**MATERIAL FOR THIS EXERCISE:**

______

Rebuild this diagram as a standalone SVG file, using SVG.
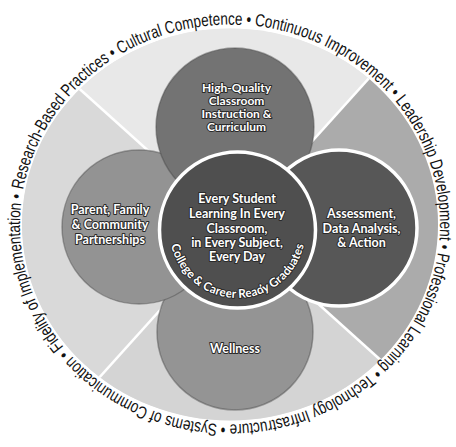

______

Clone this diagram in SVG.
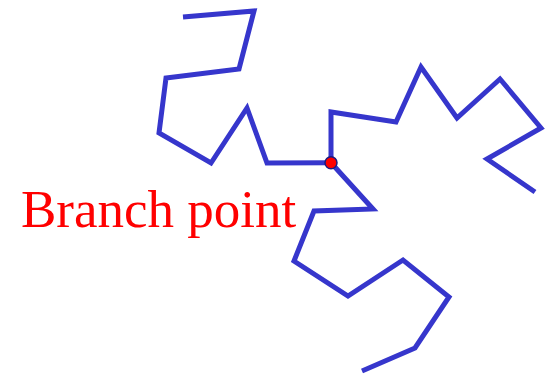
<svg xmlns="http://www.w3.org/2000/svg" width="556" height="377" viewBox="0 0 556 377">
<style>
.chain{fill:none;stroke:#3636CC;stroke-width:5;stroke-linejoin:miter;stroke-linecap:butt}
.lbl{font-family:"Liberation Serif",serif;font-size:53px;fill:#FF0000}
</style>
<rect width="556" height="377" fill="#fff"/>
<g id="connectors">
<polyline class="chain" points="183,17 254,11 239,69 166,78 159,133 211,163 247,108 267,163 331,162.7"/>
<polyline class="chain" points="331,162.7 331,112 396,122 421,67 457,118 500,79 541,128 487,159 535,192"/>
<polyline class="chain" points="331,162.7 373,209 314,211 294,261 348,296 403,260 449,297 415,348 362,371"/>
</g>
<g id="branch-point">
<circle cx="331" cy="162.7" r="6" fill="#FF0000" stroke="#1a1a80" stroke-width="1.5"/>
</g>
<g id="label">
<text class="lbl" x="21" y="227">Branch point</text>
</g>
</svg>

______

Count every line of the records that holds "diagram". State the number, nothing else.

**COMPLETE OUTPUT:** 2